According to International Monetary Fund (IMF), the overall global recovery remains slow with baseline forecast to slow from 3.5% (2022) to 3.0% (2023) and 2.9% in 2024. When breakdown according to markets, emerging market and developing economies are faring slightly better compared to advanced economies. The emerging market and developing economies are projected to have a modest decline in growth from 4.1% (2022) to 4.0% (2023 and 2024) whilst the advanced economies are expected to slow from 2.6% (2022) to 1.5% (2023) and 1.4% (2024).
By further breaking down the projections according to regions i.e. United States, Latin America and The Caribbean, Euro Area, Middle East and Central Asia, Emerging and Developing Asia and Sub-Saharan Africa, we can see that Euro Area, Sub-Saharan Africa and Middle East and Central Asia are projected to have positive growth in 2024 while the rest (United States, Latin America and The Caribbean and Emerging and Developing Asia) will have a declining or retaining growth.
Which Countries See the Most Growth in 2024?
When dwell further to breakdown by countries, it is no surprising that the countries that will see the most growth in 2024 are from two of the world’s fastest growing regions i.e. Asia and Sub-Saharan Africa.
For Asia Pacific region, the fastest growing economies are forecasted to be Macao (+27.2%), Palau (+12.4%) and India (+6.3%). Macao and Palau rely heavily on their tourism industry where this industry alone covers roughly 70% and 40% of their GDP, respectively. India, on the other hand, has just recently became the world’s largest country by population and the country’s population is expected to reach 1.7 billion by 2064, another 40 years to come.

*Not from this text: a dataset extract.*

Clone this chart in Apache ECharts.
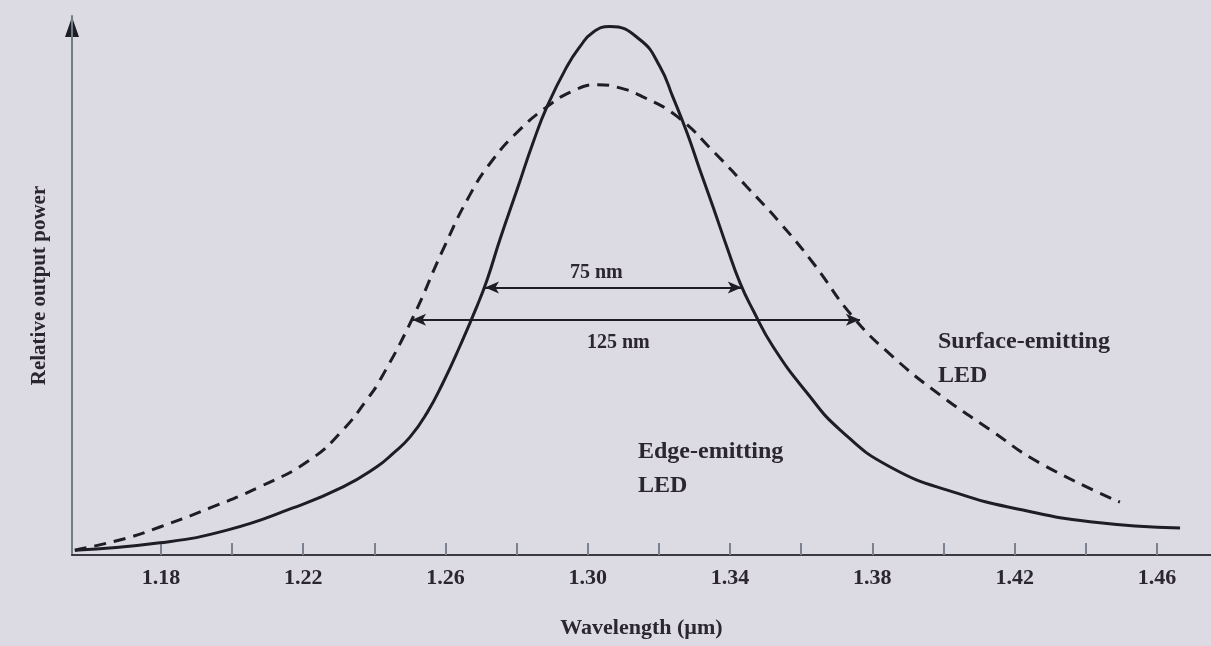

As illustrated, Sub-Saharan Africa accounts for half of the top 20 list with Guyana (+26.6%), Niger (+11.1%) and Senegal (+8.8%) leading the rank. These countries are relying heavily on their oil industry and Guyana, with only 815,000 population, is expected to become the second fastest growing economy in 2024. This economic surge can be largely attributed to the increasing oil exports from the Stabroek Block, an offshore oil field under development by a consortium led by Exxon Mobil. According to reports from the BBC, Guyana possesses oil reserves exceeding 11 billion barrels, making it a key factor in its economic growth.